July served up more evidence of the damage being done to our economy by rising overpopulation and by free trade with overpopulated nations. The “economic stimulus” package has come and gone and, predictably, we’re now right back in the same, sinking boat.
Personal income fell 0.7% in July, the sharpest decline since a 2.3% plunge in August 2005, when Hurricane Katrina hit, the Commerce Department said Friday. Analysts were expecting income to hold steady.
Not this analyst. Not anyone who understands that unemployment will worsen as our population density rises and as we continue to import the effects of overpopulation.
“With the tax refund effect on spending now more or less over, we think the worst is yet to come for consumers,” said Ian Shepherdson, an economist with High Frequency Economics.
The government issued $13.7 billion stimulus checks to U.S. households last month — about half of the amount sent out in June. By the end of July, $90 billion had been delivered as part of the effort to put an extra $107 billion in consumers’ hands this year.
The article also serves up some good news:
The Institute for Supply Management-Chicago business barometer surged to 57.9 in August from 50.8 in July. Economists had forecast the index at 50.0, straddling the line between expansion and contraction.
Separately, the National Association of Purchasing Management-New York said its index of current business conditions rose to 45.3 in August from 38.5 in July.”
But I’m afraid this won’t last. With the economic stimulus payouts behind us, the economy will resume its slump. So too will exports, as the recession begins to spread to other parts of the world.
The reports showed business managers continued to face stiff production costs.
While fast-rising food and energy prices have taken a big toll on U.S. consumers and businesses, a big drop in the price of oil since a record high reached last month could soon offer a wave of relief.
Anyone counting on falling oil prices to salvage our economy will be in for a rude awakening. The temporary pull-back in oil prices is part of the same cycle we see over and over. Prices set new records until consumer sentiment falls to unacceptable levels. Then, prices pull back a little and give the consumer some “soak time,” allowing them to become accustomed to the new level of prices as “normal.” Soon the climb will resume. The next wave of concern may not happen until gas reaches $5 per gallon.

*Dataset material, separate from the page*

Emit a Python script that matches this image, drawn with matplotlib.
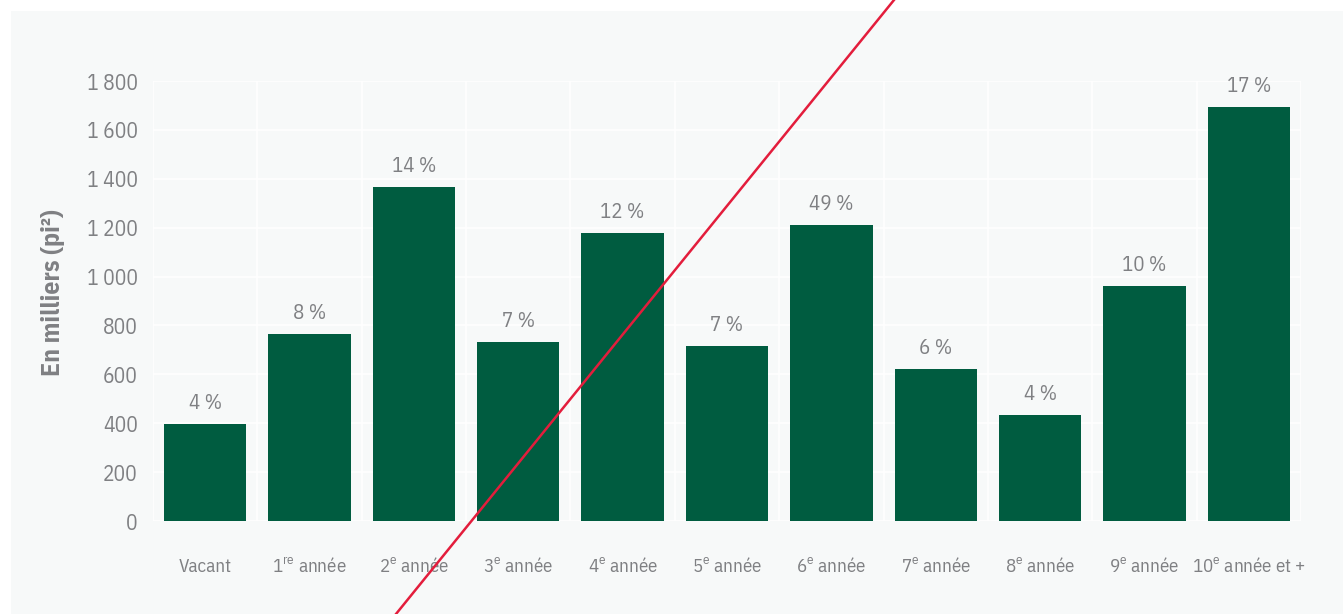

It’s going to be fascinating to watch how the government responds when the recession resumes. Is another “economic stimulus” on the way? Will the Fed find some creative way to flood the economy with more debt, perhaps finding some clever way to make a loosening of lending standards appear to be just the opposite? What assets will the government sell next to foreign investors? Here’s one that wouldn’t surprise me: a sell-off of federal lands, perhaps ultimately our national parks. Seriously. Our foreign benefactors are getting fed up with being stuck with worthless paper. They’ll soon begin demanding tangible assets. Imagine Yellowstone National Park being operated by China. How long would it be before they began logging the park and loading the timber onto ships bound for China? I know this sounds crazy, but this country is getting desperate to raise cash. And as we sell off more and more, the buyers get an ever-stronger voice in the decisions made by the government. Soon, they’ll be virtually dictating federal policy-making.
The only escape from this scenario is immediate action to eliminate our trade deficit. Will the next president have the wisdom to do it or the guts to weather the storm of global outrage that would ensue? We’ll soon find out.